As the morning sunlight peeked through the curtains hanging in the back of my grandparents’ motorhome, I squinted my eyes open and stretched out my arms as my body readied itself for the day. It’s hard to say if it was really the sunlight that woke me. It’s equally likely that my slumber was (happily) interrupted by the poignancy of the bacon frying on the stove. Or the putt-putt-puff of the hit n’ miss engines that permeated the campground air. And yet, it’s still entirely possible that it was actually one of my sleeping brother’s knees lodged into the middle of my back as we all shared the queen size mattress at the back of our temporary home.
Whichever it was, one thing was for certain: life was good.
I was 11 years old and it was the first morning of our annual campout with my grandparents at the Hancock County Fairgrounds. You see, my Grandpa Hermon (Mel) was a self-dubbed “antique junk collector” and part of the endeavors associated with such a title was the annual attendance of the Northwest Ohio Antique Machinery Association's Tractor & Gas Engine Show in Findlay, Ohio.
The thing was, though, that Grandpa wasn’t just a collector - he was a dealer. For all of the years that our lives intersected, he would collect small gas engine parts and then travel the state selling these parts to his tractor-loving peers. Findlay, Plain City, West Liberty, Lagrange – just to name a few. Being the grandkids and non-paid help of the operation, our job was to help build the awning at the beginning of the week, cover and uncover the parts tables under said awning on a daily basis and make water runs across the fairground to replenish the converted bleach bottles for Grandma.
(I would be remiss if I didn’t modify that “non-paid” comment. Because we were paid, just not with cash. Instead, our payment came in the form of daily snow cones, homemade ice cream and did I mention the bacon my Grandma was frying up?)
Me and my two brothers loved shacking up in the motorhome with Grandma and Grandpa for those days. We spent most of our time running around, playing in the creek, getting dirty, visiting the sports card vendor at the flea market at least 8 times a day and, as we got a little older, looking for all the cute girls on the campground. I will forever attest that these days, spent with my grandparents at campgrounds and parks in the dog days of summer, were some of the absolute best days of my life.

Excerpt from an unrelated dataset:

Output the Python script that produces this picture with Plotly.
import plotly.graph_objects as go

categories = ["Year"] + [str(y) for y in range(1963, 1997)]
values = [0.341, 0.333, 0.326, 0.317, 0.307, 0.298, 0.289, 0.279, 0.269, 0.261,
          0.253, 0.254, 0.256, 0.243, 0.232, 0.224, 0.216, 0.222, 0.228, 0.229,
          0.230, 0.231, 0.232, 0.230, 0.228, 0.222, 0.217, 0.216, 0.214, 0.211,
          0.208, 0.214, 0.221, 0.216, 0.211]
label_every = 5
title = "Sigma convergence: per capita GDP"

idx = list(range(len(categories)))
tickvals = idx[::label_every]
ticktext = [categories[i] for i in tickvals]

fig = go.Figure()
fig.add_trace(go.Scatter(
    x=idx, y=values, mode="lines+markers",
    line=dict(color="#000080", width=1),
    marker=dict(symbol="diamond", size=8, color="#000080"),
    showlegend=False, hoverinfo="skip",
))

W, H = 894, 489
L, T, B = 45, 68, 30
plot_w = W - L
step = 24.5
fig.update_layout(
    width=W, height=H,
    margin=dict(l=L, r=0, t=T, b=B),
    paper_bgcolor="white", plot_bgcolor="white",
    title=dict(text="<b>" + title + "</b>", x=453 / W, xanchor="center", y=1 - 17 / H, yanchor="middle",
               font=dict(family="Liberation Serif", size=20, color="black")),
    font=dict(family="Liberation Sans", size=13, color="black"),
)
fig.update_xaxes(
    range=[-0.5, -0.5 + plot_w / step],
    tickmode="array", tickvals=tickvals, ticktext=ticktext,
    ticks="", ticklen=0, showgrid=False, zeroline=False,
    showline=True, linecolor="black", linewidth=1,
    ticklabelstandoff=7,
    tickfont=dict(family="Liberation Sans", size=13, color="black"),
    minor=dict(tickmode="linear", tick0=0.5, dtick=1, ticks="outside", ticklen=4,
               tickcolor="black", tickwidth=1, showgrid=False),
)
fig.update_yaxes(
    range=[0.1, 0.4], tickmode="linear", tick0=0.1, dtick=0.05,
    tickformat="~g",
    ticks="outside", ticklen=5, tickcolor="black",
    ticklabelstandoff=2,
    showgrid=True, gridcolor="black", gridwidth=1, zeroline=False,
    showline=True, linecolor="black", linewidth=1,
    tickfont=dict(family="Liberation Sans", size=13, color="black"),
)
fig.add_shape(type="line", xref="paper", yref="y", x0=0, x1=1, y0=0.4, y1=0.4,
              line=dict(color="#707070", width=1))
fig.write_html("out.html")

So what does any of this have to do with a wealth advising company? Good question. Read on for the answer.
We’ve recently posed the question to our clientele, “Where Could Retirement Take YOU?” As a financial and retirement planning company, we know how important it is to folks that they spend their retirement on their own terms. Part of our mission statement says “money doesn’t come with instructions and we want people to be able to focus on what they care about most.”
It’s hard to know exactly what 9-year old Travis would have said if you had asked him the question, “What do you think your Grandma and Grandpa care about most?” I can imagine, however, that he would have given you some combination of an answer centered around gas engines, baseball, knitting, puzzles, and Dr. Pepper. But if you ask 36-year old Travis what I think my grandparents cared about most, the answer would be unmistakable: their family.
They cared about us boys – me, Troy, and Brian. They cared about our cousins and their granddaughters, Cassie and Carrie. They cared about my Mom & Dad, my Aunt & Uncle. They cared about making memories with us. Sure, my Grandpa cared DEEPLY about the game of baseball. So deeply that the memories I have of him missing ANY of our games while he was living are few and far between. My grandma? Well, to this day, I still have blankets floating around my house that she knitted for us. And I blame my vice of drinking Dr. Pepper on the fact that the supply of them buried under nuggets of ice in that steel cooler outside of the motorhome seemed to be endless. So yes, those things were undoubtedly staples in their lives. But they weren’t what they really cared about MOST. That honor, was reserved for the paid help of the operation and the rest of their family.
So that leaves me with this question: where could retirement take YOU?
For my grandparents, the answer to that question was the Hancock County Fairground. It was Pastime Park in the middle of Plain City, OH. It was the West Liberty Lions Club Ball Park. And it turned out, their retirement wasn’t only a reservation for two – they managed to make some room for a few tagalongs from time to time as well.
So I would challenge you to consider the fact that where you end up spending your retirement may have life-lasting implications not only on you, but also on those around you that you love the most. What memories are you going to make? Where are you going to spend your time? Who are you bringing with you? The memories we set ourselves up to create are treasures that will forever live in the minds of those we choose to bring along with us.
Who knows, maybe even one day your grandkids will write a blog about you on their company website.
Written in loving memory of my grandparents: Mel & Patty Hermon and Tom & Leota Bevan.